Originally Posted by jm1234
Note: I have a masters and part of a doctorate in control system design. For several years I designed aircraft model control systems for wind tunnel usage and then control systems for the wind tunnels themselves. I have no specific knowledge of suspensions, just feedback loops.
I doubt if you had access to the source code that there is a variable that's called spring rate. The point is that the control algorithm is designed to operate in conjunction with the as designed system parameters (including the stock springs). Any control algorithm if connected to a system with different parameters will not operate as designed. The source code could have a variable in it called spring rate and you could adjust it for the new system. I doubt it does because I doubt BMW built this system to be used with any spring. It's a mathematical point, functionally the system may operate exactly the same with different springs.
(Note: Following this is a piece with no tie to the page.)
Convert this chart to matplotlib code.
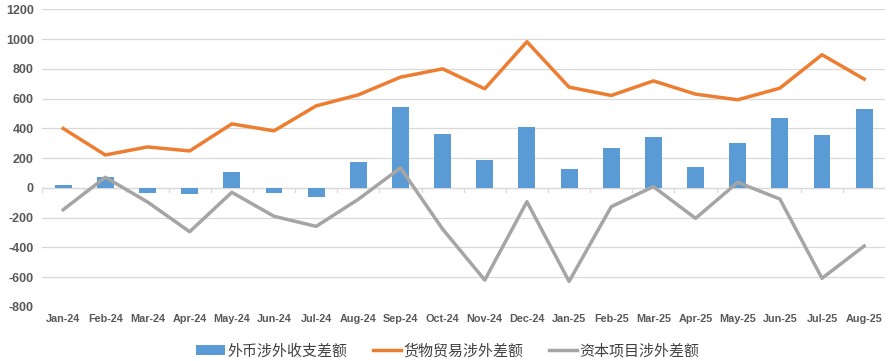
import matplotlib
matplotlib.use("Agg")
import matplotlib.pyplot as plt
import numpy as np

months = ["Jan-24", "Feb-24", "Mar-24", "Apr-24", "May-24", "Jun-24", "Jul-24",
          "Aug-24", "Sep-24", "Oct-24", "Nov-24", "Dec-24", "Jan-25", "Feb-25",
          "Mar-25", "Apr-25", "May-25", "Jun-25", "Jul-25", "Aug-25"]

# 外币涉外收支差额 (柱)
fx_balance = [22, 76, -32, -40, 108, -32, -58, 175, 545, 363,
              188, 410, 128, 269, 343, 141, 302, 470, 356, 531]
# 货物贸易涉外差额
goods_balance = [400, 222, 276, 249, 431, 384, 552, 626, 745, 801,
                 667, 983, 678, 622, 720, 631, 593, 671, 896, 732]
# 资本项目涉外差额
capital_balance = [-146, 72, -94, -294, -29, -190, -258, -76, 135, -276,
                   -619, -92, -628, -126, 9, -204, 38, -74, -607, -390]

yticks = list(range(-800, 1201, 200))

plt.rcParams['font.family'] = ['Noto Sans CJK SC', 'DejaVu Sans']

fig = plt.figure(figsize=(8.96, 3.61), dpi=100)
ax = fig.add_axes([0.047, 0.1496, 0.941, 0.8241])

x = np.arange(len(months))
bars = ax.bar(x, fx_balance, width=0.4, color='#5B9BD5', label='外币涉外收支差额', zorder=3)
l1, = ax.plot(x, goods_balance, color='#ED7D31', lw=2.5, label='货物贸易涉外差额', zorder=4)
l2, = ax.plot(x, capital_balance, color='#A5A5A5', lw=2.5, label='资本项目涉外差额', zorder=4)

ax.set_ylim(-800, 1200)
ax.set_xlim(-0.5, len(months) - 0.5)
ax.set_yticks(yticks)
ax.set_yticklabels([str(v) for v in yticks], fontsize=9, fontweight='bold',
                   color='#595959', family='Liberation Sans')
ax.set_xticks(x)
ax.set_xticklabels(months, fontsize=7.8, fontweight='bold', color='#595959',
                   family='Liberation Sans')
ax.tick_params(axis='both', length=0, pad=5)
ax.tick_params(axis='y', pad=6)

ax.grid(axis='y', color='#D9D9D9', lw=0.9, zorder=0)
ax.set_axisbelow(True)
for s in ax.spines.values():
    s.set_visible(False)

# zero axis with small category tick marks
ax.axhline(0, color='#D9D9D9', lw=0.9, zorder=1)
for b in np.arange(-0.5, len(months), 1.0):
    ax.plot([b, b], [0, -25], color='#D9D9D9', lw=0.9, zorder=1)

fig.legend(handles=[bars, l1, l2], loc='lower center', bbox_to_anchor=(0.5, -0.03),
           ncol=3, frameon=False, fontsize=10.8, handlelength=1.9, handletextpad=0.15,
           columnspacing=1.7, labelcolor='#404040')

fig.savefig('out.png', dpi=100)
Lookup tables are not inherently robust or stable. Step changes in any control surface are inherently destabilizing because they introduce a frequency spread of noise into the system. Positive feedback may exist at any frequency. The larger the step, the greater the noise and the greater the likelihood of exciting a positive feedback loop. If a lookup table artificially limits the quantity of control values then this will increase the size of the step change. They could indeed use lookup tables but it would be because the system is inherently stable, not because the lookup table is.
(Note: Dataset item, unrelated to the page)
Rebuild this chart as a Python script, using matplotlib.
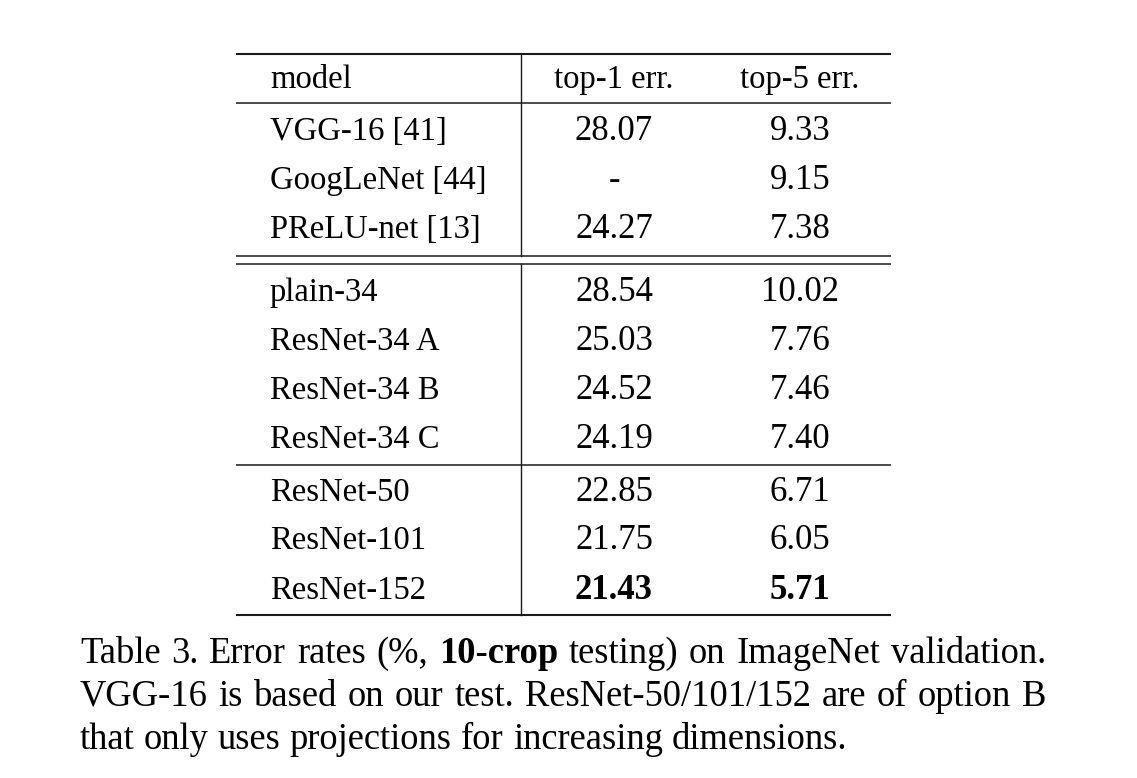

I would doubt the behaviors are too complex to model practically. NASA, Boeing, etc... model airplanes in great detail (many flexing components, high stress, fluid dynamics to get the airflow and vortexes, multiple control surfaces, etc...). They still spend many hours testing but it's generally to validate the models as much as to fine tune the systems. Bridge builders/skyscaper architects build models with many more flexing components than a car suspension. It's easier to test ideas on a car and make mistakes than to do so in other applications so there may be less reliance on fine tuning the models. NASA will spend decades testing models in wind tunnels and then in the air, it doesn't mean there is no model. BMW could build a model, they probably have. Testing is to validate the model (which is not 100%, no model is) and fine tune the design, not replace the model. Having said this, there is no system that you can model "comprehensively" if you are anal enough about defining the word comprehensive.
FYI - I've seen a million dollar model rip itself to pieces in seconds and fly into a wind tunnel turbine because the programmer got a number wrong in a large control matrix. Small changes in feedback loops can (not will) have a dramatic impact.
I saw this
video of an out of control feedback loop on a car suspension. I don't think changing the springs would do this...
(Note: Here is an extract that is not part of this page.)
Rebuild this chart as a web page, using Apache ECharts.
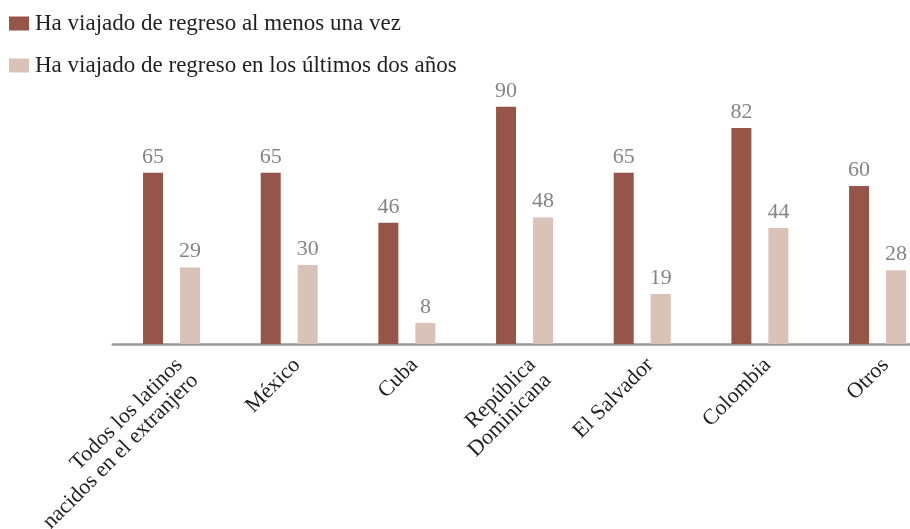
<!DOCTYPE html>
<html>
<head>
<meta charset="utf-8">
<script src="https://cdn.jsdelivr.net/npm/echarts@6/dist/echarts.min.js"></script>
<style>
  html, body { margin: 0; padding: 0; background: #ffffff; overflow: hidden; }
  /* The plot runs slightly past the right edge of the window, so the canvas is wider than the view */
  #chart { width: 940px; height: 529px; }
</style>
</head>
<body>
<div id="chart"></div>
<script>
// Categories (origin groups)
const categories = [
  'Todos los latinos\nnacidos en el extranjero',
  'México',
  'Cuba',
  'República\nDominicana',
  'El Salvador',
  'Colombia',
  'Otros'
];

// Series names
const seriesNames = [
  'Ha viajado de regreso al menos una vez',
  'Ha viajado de regreso en los últimos dos años'
];

// Percent values per category
const everTraveled = [65, 65, 46, 90, 65, 82, 60];
const lastTwoYears = [29, 30, 8, 48, 19, 44, 28];

const serifFont = '"Liberation Serif", "DejaVu Serif", serif';

const chart = echarts.init(document.getElementById('chart'), null, { renderer: 'canvas' });

const valueLabel = {
  show: true,
  position: 'top',
  distance: 5,
  color: '#858585',
  fontFamily: serifFont,
  fontSize: 22
};

chart.setOption({
  animation: false,
  backgroundColor: '#ffffff',
  legend: {
    orient: 'vertical',
    left: 9,
    top: 12,
    padding: 0,
    itemWidth: 20,
    itemHeight: 14,
    itemGap: 19,
    icon: 'rect',
    textStyle: {
      fontFamily: serifFont,
      fontSize: 23,
      lineHeight: 23,
      color: '#231f20',
      padding: [0, 0, 0, 1]
    },
    data: seriesNames
  },
  grid: {
    left: 112.7,
    width: 823.7,
    top: 80.5,
    bottom: 185,
    containLabel: false,
    outerBoundsMode: 'none'
  },
  xAxis: {
    type: 'category',
    data: categories,
    axisLine: { show: true, lineStyle: { color: '#999999', width: 2.5 } },
    axisTick: { show: false },
    axisLabel: {
      interval: 0,
      rotate: 45,
      margin: 10,
      fontFamily: serifFont,
      fontSize: 22,
      lineHeight: 22,
      color: '#231f20',
      align: 'right',
      verticalAlign: 'top'
    }
  },
  yAxis: {
    type: 'value',
    min: 0,
    max: 100,
    show: false,
    splitLine: { show: false }
  },
  series: [
    {
      name: seriesNames[0],
      type: 'bar',
      data: everTraveled,
      barWidth: 20,
      barGap: '85%',
      itemStyle: { color: '#955649' },
      label: valueLabel
    },
    {
      name: seriesNames[1],
      type: 'bar',
      data: lastTwoYears,
      barWidth: 20,
      barGap: '85%',
      itemStyle: { color: '#d9c2b8' },
      label: valueLabel
    }
  ]
});
</script>
</body>
</html>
NASA and Boeing are in a different industry. They don't have any options other than to spend hundreds of millions of dollars to model whatever they can. But please don't tell me they can model everything. There is a guy next door to my office who does CFD models all day long to model very specific flow issues. It takes him months to come up with an "acceptable" model for a constrained case. Modeling buildings is also a different ball game. Yes, there is dynamic loading, but the loads are much more predictable. A car manufacturer will not invest the kind of resources NASA or Boeing invests into modeling the dynamics of a car. If testing was simply to verify the model, they would not need to spend thousands of hours driving the car around acquiring data. I’ve watched some clips on the development of the M3. Their test driver is an engineer. He explicitly said that the design engineers rely on him to assess handling and make suggestions to improve the behavior. Why would that be necessary if they had an accurate model which simply needed verification? Why can’t BMW engineers arrive at a comprehensive accurate model after some iteration so that they can take the test driver off-line? Cars have been around for a long time. Although I am not a dynamics expert, I think you are oversimplifying the variation in potential road and driver inputs and their interactions--the sheer number of scenarios that can entail even if you have an accurate model. And, I doubt that the ECU is doing any kind of deterministic calculation in real-time that includes a general system model of the car, but of course, neither of us knows that. (The reason is that a car is not an unstable aircraft that needs to be actively managed to stay in the air). Computational models are the place to start and they have clearly transformed the way engineers work, but reality is complex and one discovers and learns a lot about the phenomenon while testing; testing is not just to validate the model. Models can and do change during testing. There is nothing wrong with that. (I am not advocating the type of approach the F1 "guru" made to solve the suspension problem although it makes a case about how complex a car suspension system can be if you want every bit of control).
P.S. The video was cool. But, without crunching the numbers, how can you say swapping springs will not do that!?